Cette anosmie quasi conventionnelle au théâtre a probablement joué dans la polémique qui touche le spectacle de Romeo Castellucci, Sul concetto del viso nel figlio di Dio, même si de nombreux critiques n'en n'ont pas parlé. Par bienséance?
Dès le début du spectacle, la vision d'un vieillard dépendant, incontinent, que son fils aimant doit patiemment nettoyer, est amplifiée par une "odeur de merde" qui envahit le théâtre, "une odeur âcre d'excrément qui vous soulève le coeur". "Elle restera longtemps après dans nos narines comme une piqûre de rappel" écrit Noëlle Réal. Castellucci "ne nous épargne rien" note Fabienne Pascaud. "A-t-on rêvé? Non, la puanteur est réelle, certains spectateurs se bouchent le nez, d'autres hurlent, sortent précipitamment: "C'est une honte! Remboursez!" rapporte Frédéric Ferney (22 juillet), toujours dans le cadre des représentations d'Avignon.
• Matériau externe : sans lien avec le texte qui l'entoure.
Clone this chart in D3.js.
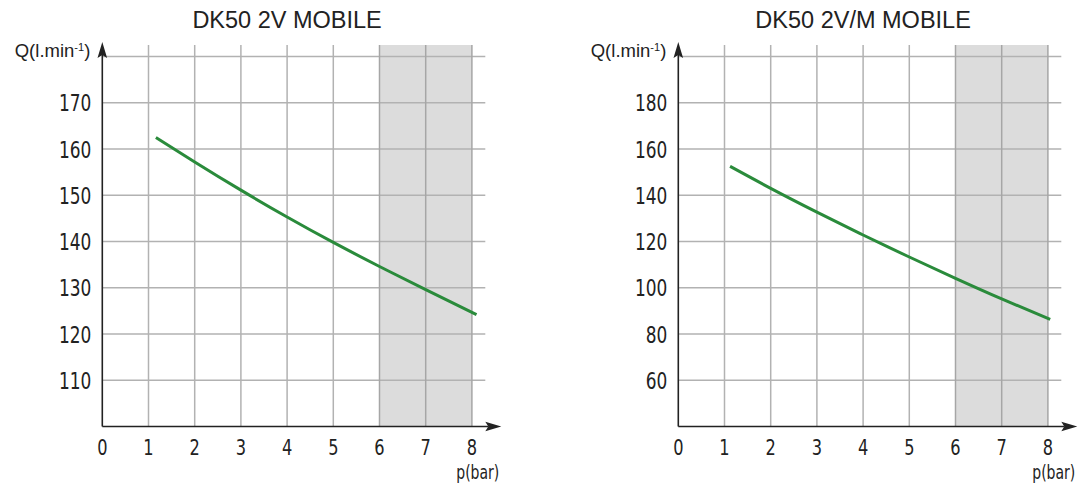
<!DOCTYPE html>
<html>
<head>
<meta charset="utf-8">
<script src="https://cdn.jsdelivr.net/npm/d3@7"></script>
<style>
  body { margin: 0; background: #fff; }
  svg text { fill: #222; }
  .tick-label { font-family: "DejaVu Sans Condensed", "DejaVu Sans", sans-serif; }
  .title, .qlabel { font-family: "Liberation Sans", Arial, sans-serif; }
</style>
</head>
<body>
<svg id="chart" width="1078" height="486"></svg>
<script>
// x axis is shared: pressure in bar
var pressureTicks = [0, 1, 2, 3, 4, 5, 6, 7, 8];
var shadeFrom = 6, shadeTo = 8;

// left panel
var leftTitle = "DK50 2V MOBILE";
var leftYDomain = [100, 180];
var leftYGrid = [110, 120, 130, 140, 150, 160, 170, 180];
var leftYLabels = [110, 120, 130, 140, 150, 160, 170];
var leftP = [1.16, 2, 3, 4, 5, 6, 7, 8.1];
var leftQ = [162.5, 157.2, 151.1, 145.3, 139.8, 134.6, 129.6, 124.2];

// right panel
var rightTitle = "DK50 2V/M MOBILE";
var rightYDomain = [40, 200];
var rightYGrid = [60, 80, 100, 120, 140, 160, 180, 200];
var rightYLabels = [60, 80, 100, 120, 140, 160, 180];
var rightP = [1.12, 2, 3, 4, 5, 6, 7, 8.05];
var rightQ = [152.5, 143.0, 132.7, 122.8, 113.3, 104.1, 95.2, 86.3];

var svg = d3.select("#chart");

// narrow digits: condensed face squeezed a bit more
function narrowText(sel, x, y, anchor, size, txt) {
  sel.append("text").attr("class", "tick-label")
    .attr("transform", "translate(" + x + "," + y + ") scale(0.82,1)")
    .attr("text-anchor", anchor).attr("font-size", size)
    .text(txt);
}

function drawPanel(left, title, yDomain, yGrid, yLabels, ps, qs) {
  var unit = 46.2;
  var axisY = 426.5, topY = 56.5, gridTop = 45;
  var x = d3.scaleLinear().domain([0, 8]).range([left, left + 8 * unit]);
  var y = d3.scaleLinear().domain(yDomain).range([axisY, topY]);
  var g = svg.append("g");

  // grey band 6..8 bar
  g.append("rect")
    .attr("x", x(shadeFrom)).attr("y", gridTop)
    .attr("width", x(shadeTo) - x(shadeFrom)).attr("height", axisY - gridTop)
    .attr("fill", "#dcdcdc");

  // grid
  g.selectAll(".hgrid").data(yGrid).enter().append("line")
    .attr("x1", x(0)).attr("x2", x(8.29))
    .attr("y1", d => y(d)).attr("y2", d => y(d))
    .attr("stroke", "#b2b2b2").attr("stroke-width", 1.5);
  g.selectAll(".vgrid").data(pressureTicks.slice(1)).enter().append("line")
    .attr("x1", d => x(d)).attr("x2", d => x(d))
    .attr("y1", gridTop).attr("y2", axisY)
    .attr("stroke", d => d >= shadeFrom ? "#a6a6a6" : "#b2b2b2").attr("stroke-width", 1.5);

  // axes with arrows
  g.append("line").attr("x1", x(0)).attr("x2", x(0) + 386)
    .attr("y1", axisY).attr("y2", axisY).attr("stroke", "#222").attr("stroke-width", 1.6);
  g.append("path")
    .attr("d", "M" + (x(0) + 383) + "," + (axisY - 4.8) + " L" + (x(0) + 399) + "," + axisY +
      " L" + (x(0) + 383) + "," + (axisY + 4.8) + " L" + (x(0) + 386) + "," + axisY + "Z")
    .attr("fill", "#222");
  g.append("line").attr("x1", x(0)).attr("x2", x(0))
    .attr("y1", axisY).attr("y2", 54).attr("stroke", "#222").attr("stroke-width", 1.6);
  g.append("path")
    .attr("d", "M" + (x(0) - 4.8) + ",58 L" + x(0) + ",42 L" + (x(0) + 4.8) + ",58 L" + x(0) + ",55Z")
    .attr("fill", "#222");

  // curve
  var line = d3.line().x(d => x(d[0])).y(d => y(d[1])).curve(d3.curveNatural);
  g.append("path")
    .datum(ps.map((p, i) => [p, qs[i]]))
    .attr("d", line)
    .attr("fill", "none").attr("stroke", "#2a8b3b").attr("stroke-width", 3);

  // tick labels
  yLabels.forEach(d => narrowText(g, x(0) - 11, y(d) + 8.5, "end", 23, d));
  pressureTicks.forEach(d => narrowText(g, x(d), 455, "middle", 22, d));
  narrowText(g, x(0) + 397, 479, "end", 19, "p(bar)");

  var q = g.append("text").attr("class", "qlabel")
    .attr("x", x(0) - 12).attr("y", 56.5)
    .attr("text-anchor", "end").attr("font-size", 18.5);
  q.append("tspan").text("Q(l.min");
  q.append("tspan").attr("font-size", 11).attr("dy", -6).text("-1");
  q.append("tspan").attr("dy", 6).text(")");

  g.append("text").attr("class", "title")
    .attr("x", x(4)).attr("y", 28)
    .attr("text-anchor", "middle").attr("font-size", 23.5)
    .text(title);
}

drawPanel(102.3, leftTitle, leftYDomain, leftYGrid, leftYLabels, leftP, leftQ);
drawPanel(678.3, rightTitle, rightYDomain, rightYGrid, rightYLabels, rightP, rightQ);
</script>
</body>
</html>
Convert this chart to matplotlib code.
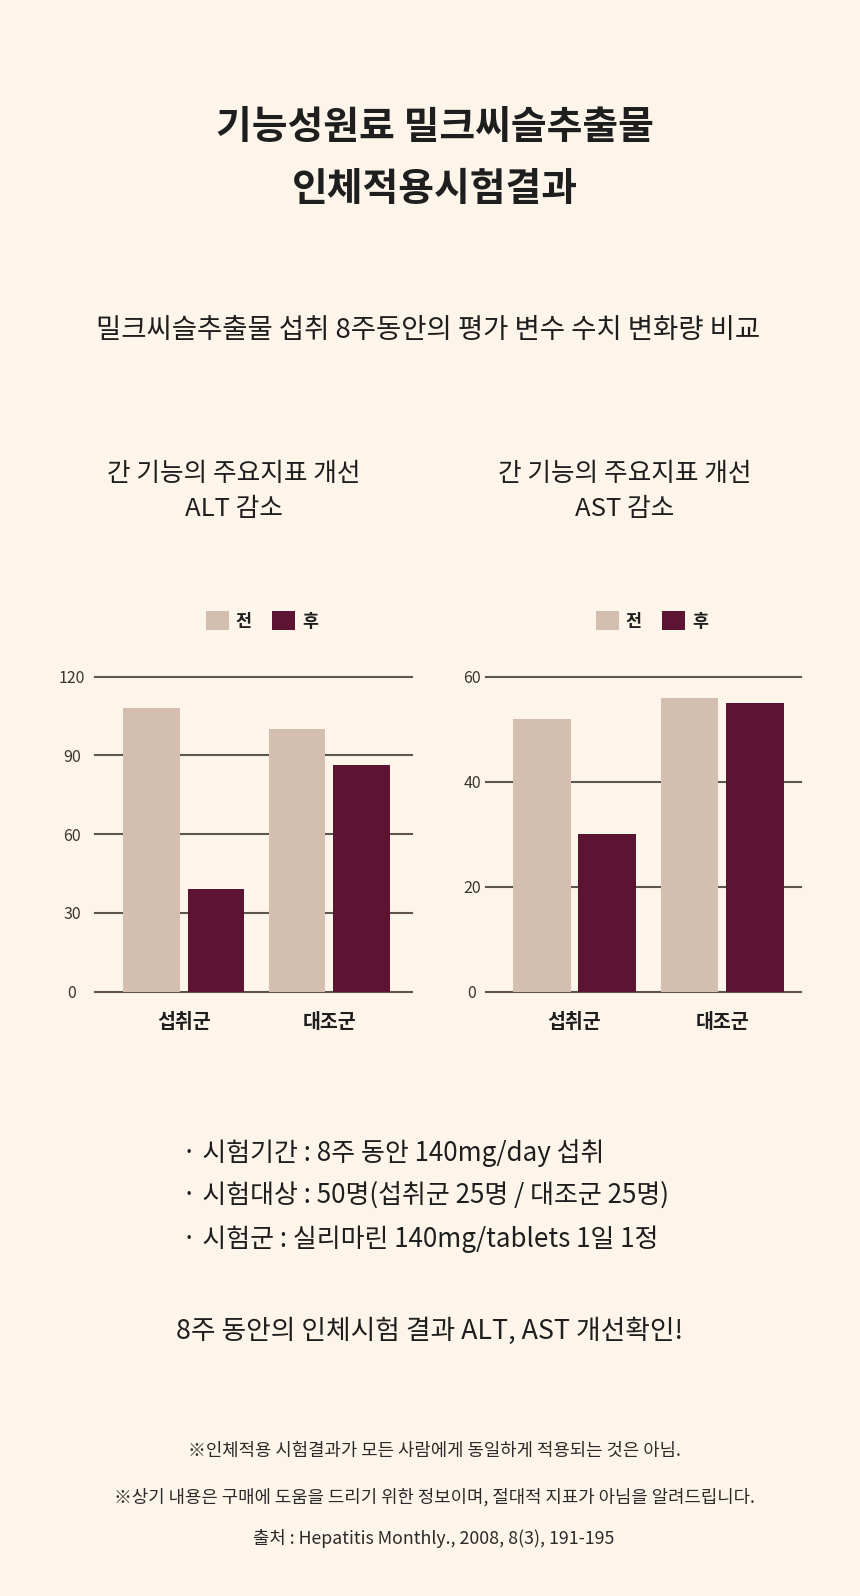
#milk thistle ALT / AST bar charts
import matplotlib.pyplot as plt
import numpy as np

plt.rcParams['font.family'] = ['Noto Sans CJK KR', 'DejaVu Sans']

#data
groups = ['섭취군', '대조군']
legendNames = ['전', '후']
altBefore = [108, 100]
altAfter = [39, 86.5]
astBefore = [52, 56]
astAfter = [30, 55]
altTicks = [0, 30, 60, 90, 120]
astTicks = [0, 20, 40, 60]

bgColor = '#FDF5EA'
lightBar = '#D3BEB0'
darkBar = '#5D1432'
gridColor = '#5C5650'
textColor = '#1E1E1E'

fig = plt.figure(figsize=(8.6, 15.96), dpi=100, facecolor=bgColor)


def drawChart(rect, before, after, ticks, xlim, tickPad, legendX):
    ax = fig.add_axes(rect, facecolor=bgColor)
    x = np.arange(len(groups))
    w = 0.39
    off = 0.222
    b1 = ax.bar(x - off, before, w, color=lightBar, zorder=3, label=legendNames[0])
    b2 = ax.bar(x + off, after, w, color=darkBar, zorder=3, label=legendNames[1])
    ax.set_ylim(0, ticks[-1])
    ax.set_xlim(*xlim)
    ax.set_yticks(ticks)
    ax.set_yticklabels([str(t) for t in ticks], fontsize=11.5, color='#3A3530',
                       ha='center')
    ax.tick_params(axis='y', length=0, pad=tickPad)
    ax.set_xticks(x)
    ax.set_xticklabels(groups, fontsize=14, fontweight='bold', color=textColor)
    ax.tick_params(axis='x', length=0, pad=15)
    ax.yaxis.grid(True, color=gridColor, linewidth=1.5, zorder=1)
    for line in ax.get_ygridlines():
        line.set_clip_on(False)
    for s in ax.spines.values():
        s.set_visible(False)
    leg = fig.legend(handles=[b1, b2], labels=legendNames, loc='center',
                     bbox_to_anchor=(legendX, 1 - 621 / 1596), ncol=2,
                     frameon=False, fontsize=12.5, handlelength=1.3,
                     handleheight=1.3, handletextpad=0.4, columnspacing=1.2)
    for t in leg.get_texts():
        t.set_fontweight('bold')
        t.set_color(textColor)
    return ax


H = 1596.0
W = 860.0
axBottom = 1 - 991.7 / H
axHeight = 315 / H
drawChart([95 / W, axBottom, 316.7 / W, axHeight], altBefore, altAfter,
          altTicks, (-0.609, 1.566), 16.5, 262 / W)
drawChart([486 / W, axBottom, 314.7 / W, axHeight], astBefore, astAfter,
          astTicks, (-0.599, 1.531), 10, 652 / W)

#titles
fig.text(435 / W, 1 - 127 / H, '기능성원료 밀크씨슬추출물', ha='center', va='center',
         fontsize=28, fontweight='bold', color=textColor)
fig.text(435 / W, 1 - 190 / H, '인체적용시험결과', ha='center', va='center',
         fontsize=28, fontweight='bold', color=textColor)
fig.text(428 / W, 1 - 330 / H, '밀크씨슬추출물 섭취 8주동안의 평가 변수 수치 변화량 비교',
         ha='center', va='center', fontsize=19.8, color=textColor)

#chart titles
for cx, name in [(234, 'ALT'), (625, 'AST')]:
    fig.text(cx / W, 1 - 474 / H, '간 기능의 주요지표 개선', ha='center', va='center',
             fontsize=18.5, color=textColor)
    fig.text(cx / W, 1 - 509 / H, name + ' 감소', ha='center', va='center',
             fontsize=18.5, color=textColor)

#bullet notes
bullets = ['· 시험기간 : 8주 동안 140mg/day 섭취',
           '· 시험대상 : 50명(섭취군 25명 / 대조군 25명)',
           '· 시험군 : 실리마린 140mg/tablets 1일 1정']
for y, b in zip([1153, 1195, 1239], bullets):
    fig.text(182 / W, 1 - y / H, b, ha='left', va='center', fontsize=18.7,
             color=textColor)

fig.text(430 / W, 1 - 1331 / H, '8주 동안의 인체시험 결과 ALT, AST 개선확인!',
         ha='center', va='center', fontsize=19.3, color=textColor)

#footnotes
notes = ['※인체적용 시험결과가 모든 사람에게 동일하게 적용되는 것은 아님.',
         '※상기 내용은 구매에 도움을 드리기 위한 정보이며, 절대적 지표가 아님을 알려드립니다.',
         '출처 : Hepatitis Monthly., 2008, 8(3), 191-195']
for y, n in zip([1451, 1497, 1539], notes):
    fig.text(434 / W, 1 - y / H, n, ha='center', va='center', fontsize=12.8,
             color='#2A2A2A')

fig.savefig('out.png', dpi=100, facecolor=bgColor)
À Paris, au Théâtre de la Ville (1.000 places, jauge réduite à 650) certains trouvent l'odeur "discrète". Pour d'autres, comme  Pascal Bely (Pour Castellucci, contre la censure des malades de Dieu, 21-10): "Ça pue. Cela empeste, mais les gestes du fils chassent l’odeur : l’amour est un don surnaturel. Il le nettoie, le déplace, le rechange, s’agenouille, se relève. Cela n’en finit pas. C’est un chemin de croix, sous l’œil impassible de Jésus (...) Mes voisins rient, c’est plus fort qu’eux. Ils chient du rire. Je me retiens".
Pour certains spectateurs, cette odeur, diffusée dans un temple de la Culture, sera jugée comme scandaleuse; pour d'autres, elle sera  "blasphématoire", s'élevant devant le portrait d'un personnage divin, entouré habituellement de l'odeur des fumées de l'encens et de la cire des bougies des églises.  
Dominique Paquet, qui a vu le spectacle de Castellucci, en juillet, à Avignon, convoque trois mois après, ses souvenirs olfactifs et analyse:  "Techniquement c'était très réussi, maîtrisé, on la sentait partout, j'étais au deuxième balcon... L'odeur n'était pas continue, permanente. C'est une émission fugace, courte, intervenant chaque fois que le personnage a un "lâché de ventre" puis elle disparaissait... Au niveau de la composition, il y avait une odeur d' excrément, avec une note acide comme dans la bave vomie, mélangée avec une odeur de moisissure de champignons. D'autres ont senti comme une odeur de sous-bois en putréfaction... C'est une odeur "illustrative", on fait du café sur scène, on diffuse une odeur de café etc ...Elle est superflue. L'image est tellement forte."
L'un des résultats inattendus du spectacle odorant de Castellucci sera-t-il de relancer l'attention et le questionnement sur l'usage des odeurs et parfums au théâtre? En ces temps sécuritaires et hygiénistes, risque-t-il d'être à l'origine d'une nouvelle réglementation? Il y a sept ans, Dominique Paquet écrivait : "Le dramaturge, le metteur en scène, en mettant en oeuvre des formes olfactives, impulsent corollairement des productions fictives qui ne sont pas sans danger, pour lesquelles il sera nécessaire de  produire une réflexion sanitaire et éthique".